Let me provide some context here.  I am a middle-aged Black chick who simply died to be a wife and mom in addition to my many professional roles.  In my mid-30s I actively despaired that I had not yet met the right guy (met him now, married him….sometimes want to kill him too!) and my bio clock was CLANGING loudly in my ears.  I kept thinking how glorious life would be if I could just meet the right guy, marry him, and have kids.  Funny how I told myself the same bullshit to get through college, graduate school, and just about every other stressful and painful experience.  You think I would know that I was LYING to myself by now. WTF – K! (I will refer to myself as K as I talk to myself often).

The “right guy” was from another country.  In 6 short years, we met, got him to the US, he got a job in another state, we got married, got him a job in the same city I was, and then began our painful journey of infertility and correlated relationships issues as we learned how to be a couple in the midst of painful, crazy-ass shit.  We are still working on this and sometimes it ain’t pretty.

In our journey, we have had 9 pregnancies (multiple miscarriages) and we now have 3 kids.  Infertility absolutely sucked and somehow you convince yourself that getting to the other side (after you have the glorious child/children), means “happily ever after.”  We have 3 healthy kids which is an amazing blessing but I ain’t met happily ever after yet.  That bitch is elusive as hell and if I ever meet her, I am actually going to kick her ass for being mythical fiction.  I guess what exists is fulfillment through the struggle? BULLSHIT!

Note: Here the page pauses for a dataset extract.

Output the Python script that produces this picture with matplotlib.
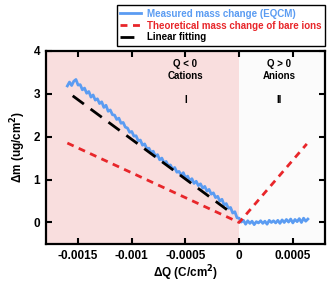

What’s my point here? No one can really tell us shit.  We want the things we want regardless of reason or logic. Our dreams and heart’s desires won’t be quieted through logic or reason and we often have to follow our dreams because they will not let us be still.  As for my own dream of being a mom, I often ask myself besides some crazy-ass biological drive to reproduce, who would do this  shit? Extreme sleep deprivation, complete denial of your own needs, smart ass toddlers who have only been on earth for 2.5 years giving you their opinion on shit and then making rude ass demands (mamma get me some water…WHAT?!?) – who would knowingly sign on for such foolishness? Yet, I signed on the dotted line and pushed people out of the way to be as far ahead in line as I could be.

So, if it’s not about happily ever after, WTF is it about? I guess I’ll let you know when I figure the shit out.